● Set task: Word for word, print each line of the listing below; pictures stay out.
=======
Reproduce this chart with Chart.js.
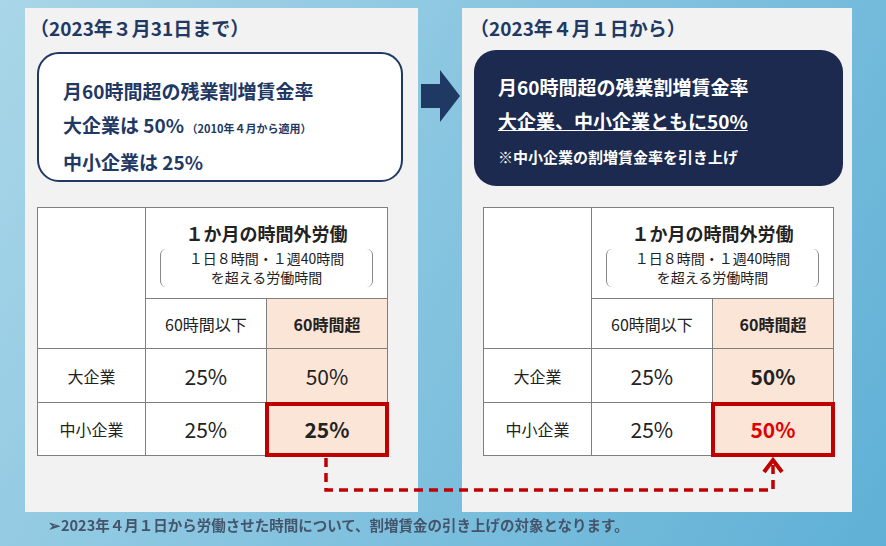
<!DOCTYPE html>
<html><head><meta charset="utf-8">
<script src="https://cdn.jsdelivr.net/npm/chart.js@4"></script>
<style>
body{margin:0;width:886px;height:546px;position:relative;overflow:hidden;font-family:"Noto Sans CJK JP","Noto Sans",sans-serif;}
#bg{position:absolute;left:0;top:0;}
.abs{position:absolute}
.panel{background:#f2f2f2}
.title{color:#1f3864;font-weight:bold;font-size:19px}
table{border-collapse:collapse;position:absolute;background:#fff}
td{border:1px solid #7f7f7f;text-align:center;color:#222;padding:0}
.pe{background:#fbe5d6}
</style></head><body>
<canvas id="bg" width="886" height="546"></canvas>
<div class="abs panel" style="left:25px;top:8px;width:393px;height:504px"></div>
<div class="abs panel" style="left:462px;top:8px;width:390px;height:504px"></div>
<div class="abs title" style="left:30px;top:14px">（2023年３月31日まで）</div>
<div class="abs title" style="left:470px;top:14px">（2023年４月１日から）</div>
<div class="abs" style="left:37px;top:52px;width:366px;height:130px;border:2px solid #1f3864;border-radius:22px;background:#fff;color:#1f3864;font-weight:bold;font-size:19px;line-height:34px;padding:20px 0 0 24px;box-sizing:border-box">
月60時間超の残業割増賃金率<br>大企業は 50%<span style="font-size:11px"> （2010年４月から適用）</span><br>中小企業は 25%</div>
<div class="abs" style="left:474px;top:50px;width:369px;height:136px;border-radius:22px;background:#1b2a4e;color:#fff;font-weight:bold;font-size:19px;line-height:34px;padding:20px 0 0 24px;box-sizing:border-box">
月60時間超の残業割増賃金率<br><u>大企業、中小企業ともに50%</u><br><span style="font-size:15px">※中小企業の割増賃金率を引き上げ</span></div>
<svg class="abs" style="left:0;top:0" width="886" height="546">
<polygon points="421,84 440,84 440,70 460,96 440,122 440,108 421,108" fill="#1f3864"/>
<polyline points="326,458 326,490 773,490 773,463" fill="none" stroke="#c00000" stroke-width="3.5" stroke-dasharray="9,6"/>
<polyline points="764,472 773,460 782,472" fill="none" stroke="#c00000" stroke-width="4"/>
</svg>
<div id="t1"></div><div id="t2"></div>
<div class="abs" style="left:48px;top:514px;color:#44546a;font-weight:bold;font-size:14.5px">➢2023年４月１日から労働させた時間について、割増賃金の引き上げの対象となります。</div>
<script>
const companies=["大企業","中小企業"];
const columns=["60時間以下","60時間超"];
const ratesBefore=[[25,50],[25,25]];
const ratesAfter=[[25,50],[25,50]];
function table(id,left,rates,after){
 let h=`<table style="left:${left}px;top:207px;width:351px;height:248px">
 <tr style="height:91px"><td rowspan="2" style="width:108px"></td><td colspan="2"><div style="font-weight:bold;font-size:18px">１か月の時間外労働</div>
 <div style="font-size:14px;line-height:19px;margin:3px 14px 0;border-left:1px solid #888;border-right:1px solid #888;border-radius:6px">１日８時間・１週40時間<br>を超える労働時間</div></td></tr>
 <tr style="height:50px"><td style="font-size:16px">${columns[0]}</td><td class="pe" style="font-size:16px;font-weight:bold">${columns[1]}</td></tr>`;
 rates.forEach((r,i)=>{
  const last=i===1;
  h+=`<tr style="height:${last?53:54}px"><td style="font-size:16px">${companies[i]}</td><td style="font-size:21px;width:121px">${r[0]}%</td>
  <td class="pe" style="font-size:21px;width:121px;${last?'outline:4px solid #c00000;outline-offset:-3px;font-weight:bold;':''}${after?'font-weight:bold;':''}${after&&last?'color:#e00000;':''}">${r[1]}%</td></tr>`;
 });
 document.getElementById(id).innerHTML=h+"</table>";
}
table("t1",37,ratesBefore,false);table("t2",483,ratesAfter,true);
new Chart(document.getElementById('bg'),{type:'bar',data:{labels:[],datasets:[]},
 options:{responsive:false,animation:false,plugins:{legend:{display:false}},scales:{x:{display:false},y:{display:false}}},
 plugins:[{id:'bgfill',beforeDraw(c){const g=c.ctx.createLinearGradient(0,0,886,546);g.addColorStop(0,'#a9d6e8');g.addColorStop(1,'#5fb0d6');c.ctx.fillStyle=g;c.ctx.fillRect(0,0,886,546);}}]});
</script>
</body></html>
=======
● In response:
Reproduce this chart with Chart.js.
<!DOCTYPE html>
<html><head><meta charset="utf-8">
<script src="https://cdn.jsdelivr.net/npm/chart.js@4"></script>
<style>
body{margin:0;width:886px;height:546px;position:relative;overflow:hidden;font-family:"Noto Sans CJK JP","Noto Sans",sans-serif;}
#bg{position:absolute;left:0;top:0;}
.abs{position:absolute}
.panel{background:#f2f2f2}
.title{color:#1f3864;font-weight:bold;font-size:19px}
table{border-collapse:collapse;position:absolute;background:#fff}
td{border:1px solid #7f7f7f;text-align:center;color:#222;padding:0}
.pe{background:#fbe5d6}
</style></head><body>
<canvas id="bg" width="886" height="546"></canvas>
<div class="abs panel" style="left:25px;top:8px;width:393px;height:504px"></div>
<div class="abs panel" style="left:462px;top:8px;width:390px;height:504px"></div>
<div class="abs title" style="left:30px;top:14px">（2023年３月31日まで）</div>
<div class="abs title" style="left:470px;top:14px">（2023年４月１日から）</div>
<div class="abs" style="left:37px;top:52px;width:366px;height:130px;border:2px solid #1f3864;border-radius:22px;background:#fff;color:#1f3864;font-weight:bold;font-size:19px;line-height:34px;padding:20px 0 0 24px;box-sizing:border-box">
月60時間超の残業割増賃金率<br>大企業は 50%<span style="font-size:11px"> （2010年４月から適用）</span><br>中小企業は 25%</div>
<div class="abs" style="left:474px;top:50px;width:369px;height:136px;border-radius:22px;background:#1b2a4e;color:#fff;font-weight:bold;font-size:19px;line-height:34px;padding:20px 0 0 24px;box-sizing:border-box">
月60時間超の残業割増賃金率<br><u>大企業、中小企業ともに50%</u><br><span style="font-size:15px">※中小企業の割増賃金率を引き上げ</span></div>
<svg class="abs" style="left:0;top:0" width="886" height="546">
<polygon points="421,84 440,84 440,70 460,96 440,122 440,108 421,108" fill="#1f3864"/>
<polyline points="326,458 326,490 773,490 773,463" fill="none" stroke="#c00000" stroke-width="3.5" stroke-dasharray="9,6"/>
<polyline points="764,472 773,460 782,472" fill="none" stroke="#c00000" stroke-width="4"/>
</svg>
<div id="t1"></div><div id="t2"></div>
<div class="abs" style="left:48px;top:514px;color:#44546a;font-weight:bold;font-size:14.5px">➢2023年４月１日から労働させた時間について、割増賃金の引き上げの対象となります。</div>
<script>
const companies=["大企業","中小企業"];
const columns=["60時間以下","60時間超"];
const ratesBefore=[[25,50],[25,25]];
const ratesAfter=[[25,50],[25,50]];
function table(id,left,rates,after){
 let h=`<table style="left:${left}px;top:207px;width:351px;height:248px">
 <tr style="height:91px"><td rowspan="2" style="width:108px"></td><td colspan="2"><div style="font-weight:bold;font-size:18px">１か月の時間外労働</div>
 <div style="font-size:14px;line-height:19px;margin:3px 14px 0;border-left:1px solid #888;border-right:1px solid #888;border-radius:6px">１日８時間・１週40時間<br>を超える労働時間</div></td></tr>
 <tr style="height:50px"><td style="font-size:16px">${columns[0]}</td><td class="pe" style="font-size:16px;font-weight:bold">${columns[1]}</td></tr>`;
 rates.forEach((r,i)=>{
  const last=i===1;
  h+=`<tr style="height:${last?53:54}px"><td style="font-size:16px">${companies[i]}</td><td style="font-size:21px;width:121px">${r[0]}%</td>
  <td class="pe" style="font-size:21px;width:121px;${last?'outline:4px solid #c00000;outline-offset:-3px;font-weight:bold;':''}${after?'font-weight:bold;':''}${after&&last?'color:#e00000;':''}">${r[1]}%</td></tr>`;
 });
 document.getElementById(id).innerHTML=h+"</table>";
}
table("t1",37,ratesBefore,false);table("t2",483,ratesAfter,true);
new Chart(document.getElementById('bg'),{type:'bar',data:{labels:[],datasets:[]},
 options:{responsive:false,animation:false,plugins:{legend:{display:false}},scales:{x:{display:false},y:{display:false}}},
 plugins:[{id:'bgfill',beforeDraw(c){const g=c.ctx.createLinearGradient(0,0,886,546);g.addColorStop(0,'#a9d6e8');g.addColorStop(1,'#5fb0d6');c.ctx.fillStyle=g;c.ctx.fillRect(0,0,886,546);}}]});
</script>
</body></html>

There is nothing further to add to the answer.